Bir başka çelişki de, asgarî ücretin düşük olmasının sorumluluğunu hiç ilgili olmayanlara yüklemeye çalışmaktır. Bir yorumcu, dolaylı olarak şöyle diyordu: “Başta üç harfli marketler olmak üzere her gün ürünlerine zam yapanlar, etiketler değiştirenler bu işten sorumludur. Onlar zam yapmasa ‘bu az para’ yeterde artar. Ama kabahat marketlerde, firmalarda...”

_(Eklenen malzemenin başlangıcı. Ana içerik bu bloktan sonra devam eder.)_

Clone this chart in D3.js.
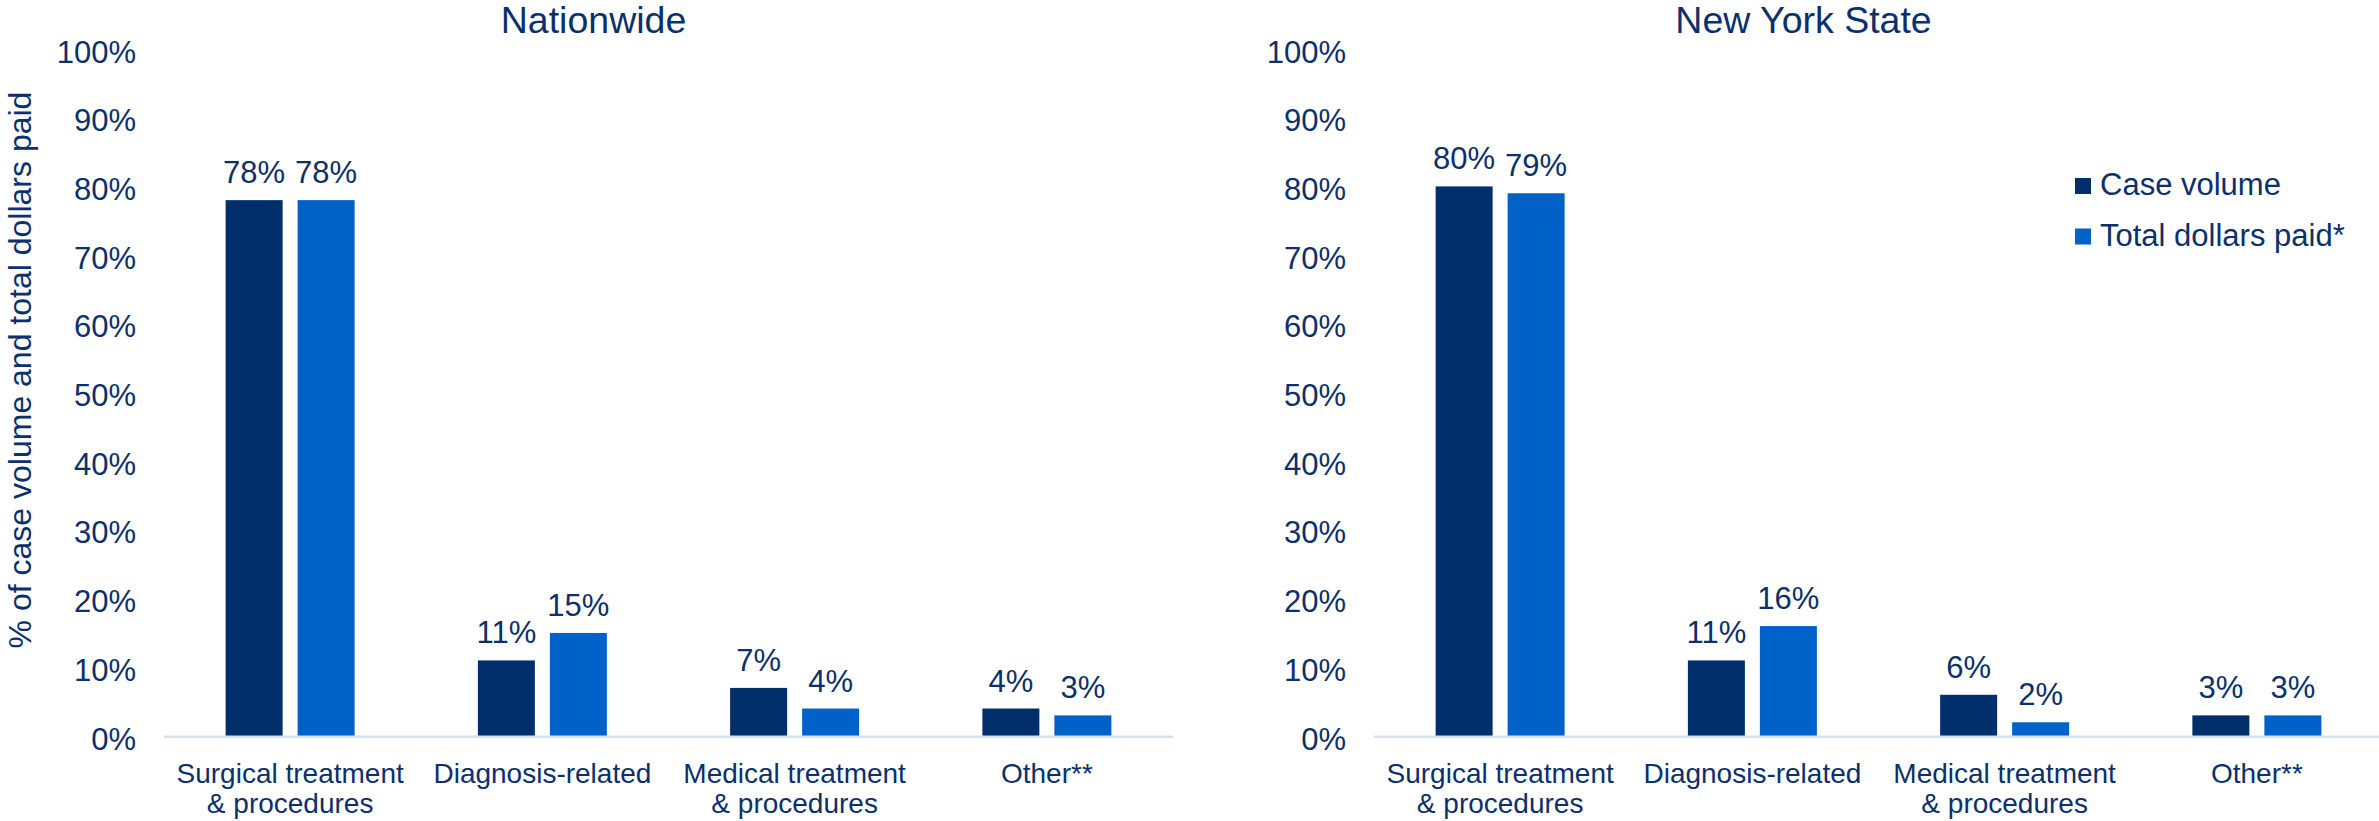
<!DOCTYPE html>
<html>
<head>
<meta charset="utf-8">
<script src="https://cdn.jsdelivr.net/npm/d3@7/dist/d3.min.js"></script>
<style>
  html, body { margin: 0; padding: 0; background: #ffffff; }
  svg { display: block; }
  text { font-family: "Liberation Sans", Arial, Helvetica, sans-serif; fill: #0b306b; }
</style>
</head>
<body>
<svg id="chart" width="2379" height="821"></svg>
<script>
// Claim categories (two-line labels) and the two measures per panel
const categories = ["Surgical treatment\n& procedures", "Diagnosis-related", "Medical treatment\n& procedures", "Other**"];
const seriesNames = ["Case volume", "Total dollars paid*"];
const seriesColors = ["#002f6c", "#0061c8"];

const nationwideCaseVolume = [0.78, 0.11, 0.07, 0.04];
const nationwideDollarsPaid = [0.78, 0.15, 0.04, 0.03];
const newYorkCaseVolume = [0.80, 0.11, 0.06, 0.03];
const newYorkDollarsPaid = [0.79, 0.16, 0.02, 0.03];

const yTicks = [0, 0.1, 0.2, 0.3, 0.4, 0.5, 0.6, 0.7, 0.8, 0.9, 1.0];
const yAxisTitle = "% of case volume and total dollars paid";

const panels = [
  { title: "Nationwide", values: [nationwideCaseVolume, nationwideDollarsPaid], x0: 164, x1: 1173 },
  { title: "New York State", values: [newYorkCaseVolume, newYorkDollarsPaid], x0: 1374, x1: 2383 }
];

const svg = d3.select("#chart");
const pct = d3.format(".0%");
const textColor = "#0b306b";

const y = d3.scaleLinear().domain([0, 1]).range([736, 49]);

panels.forEach(panel => {
  const g = svg.append("g");

  const x = d3.scaleBand().domain(categories).range([panel.x0, panel.x1]).padding(0);
  const groupWidth = 129;
  const xs = d3.scaleBand().domain(seriesNames).range([0, groupWidth]).paddingInner(0.2083).paddingOuter(0);

  // y-axis tick labels (no axis line or tick marks)
  const yAxis = d3.axisLeft(y).tickValues(yTicks).tickFormat(pct).tickSize(0).tickPadding(28);
  const ya = g.append("g").attr("transform", `translate(${panel.x0},0)`).call(yAxis);
  ya.select(".domain").remove();
  ya.selectAll("text")
    .attr("font-size", 31)
    .attr("dy", "0.42em")
    .style("fill", textColor)
    .style("font-family", '"Liberation Sans", Arial, sans-serif');

  // bars
  panel.values.forEach((vals, si) => {
    const name = seriesNames[si];
    g.selectAll(null)
      .data(categories.map((c, i) => ({ c, v: vals[i] })))
      .enter().append("rect")
      .attr("x", d => x(d.c) + (x.bandwidth() - groupWidth) / 2 + xs(name))
      .attr("y", d => y(d.v))
      .attr("width", xs.bandwidth())
      .attr("height", d => y(0) - y(d.v))
      .attr("fill", seriesColors[si]);

    g.selectAll(null)
      .data(categories.map((c, i) => ({ c, v: vals[i] })))
      .enter().append("text")
      .attr("x", d => x(d.c) + (x.bandwidth() - groupWidth) / 2 + xs(name) + xs.bandwidth() / 2)
      .attr("y", d => y(d.v) - 17)
      .attr("text-anchor", "middle")
      .attr("font-size", 31)
      .text(d => pct(d.v));
  });

  // baseline
  g.append("line")
    .attr("x1", panel.x0).attr("x2", panel.x1)
    .attr("y1", y(0) + 0.8).attr("y2", y(0) + 0.8)
    .attr("stroke", "#d6e1f0").attr("stroke-width", 2.5);

  // category labels
  const xAxis = d3.axisBottom(x).tickSize(0).tickFormat("");
  const xa = g.append("g").attr("transform", `translate(0,${y(0)})`).call(xAxis);
  xa.select(".domain").remove();
  xa.selectAll(".tick").each(function(d) {
    const lines = d.split("\n");
    const t = d3.select(this).append("text")
      .attr("text-anchor", "middle")
      .attr("font-size", 28)
      .style("fill", textColor);
    lines.forEach((ln, i) => {
      t.append("tspan").attr("x", 0).attr("y", 46.7 + i * 30).text(ln);
    });
  });

  // panel title
  g.append("text")
    .attr("x", (panel.x0 + panel.x1) / 2 - 75)
    .attr("y", 33)
    .attr("text-anchor", "middle")
    .attr("font-size", 37.5)
    .text(panel.title);
});

// shared y-axis title
svg.append("text")
  .attr("transform", "translate(31,370) rotate(-90)")
  .attr("text-anchor", "middle")
  .attr("font-size", 32)
  .text(yAxisTitle);

// legend
const legend = svg.append("g").attr("transform", "translate(2075,178)");
seriesNames.forEach((name, i) => {
  const row = legend.append("g").attr("transform", `translate(0,${i * 50.5})`);
  row.append("rect").attr("width", 16).attr("height", 16).attr("fill", seriesColors[i]);
  row.append("text").attr("x", 25).attr("y", 17).attr("font-size", 31).text(name);
});
</script>
</body>
</html>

Yahu, diyelim mi marketler ve şirketler keyfi olarak zam yapıyorlar. Bunun da dolaylı olarak sorumlusu Türkiye’yi idare eden iktidar ve idareciler değil mi? Niçin ve nasıl bu keyfi işleri yapanlara gerekli cezaları verip caydırıcı adımlar atmıyorlar? Keyfiliğin bir karşılığı yok mu?
Hepsinden önemlisi; mesleği olsun ya da olmasın her insanın ‘insanca yaşama hakkı’ yok mu? Meslek sahibi olmayan acaba bunu keyfinden mi yaptı? Yani, yaşadığı köyde ya da şehirde “Oxford Üniversitesi” vardı da bazıları okumadı mı?
Hem niçin gelecek günler dünya için terakki dünyası olsun da, Türkiye’de yaşayanlar için tedenni dünyası olsun? En azından bir ev sahibi olmak ‘zaruri ihtiyaç’ değil mi? Asgarî ücretle 30 ya da 40 yıl çalışan birisinin emekli olduğunda bir ev sahibi olmak istemesi lüks müdür?
Türkiye ve dünya gerçeklerinden uzak yorumlar yapanlara ve Türkiye’yi idare eden siyasetçilere “El insaf!” demek gerekmez mi?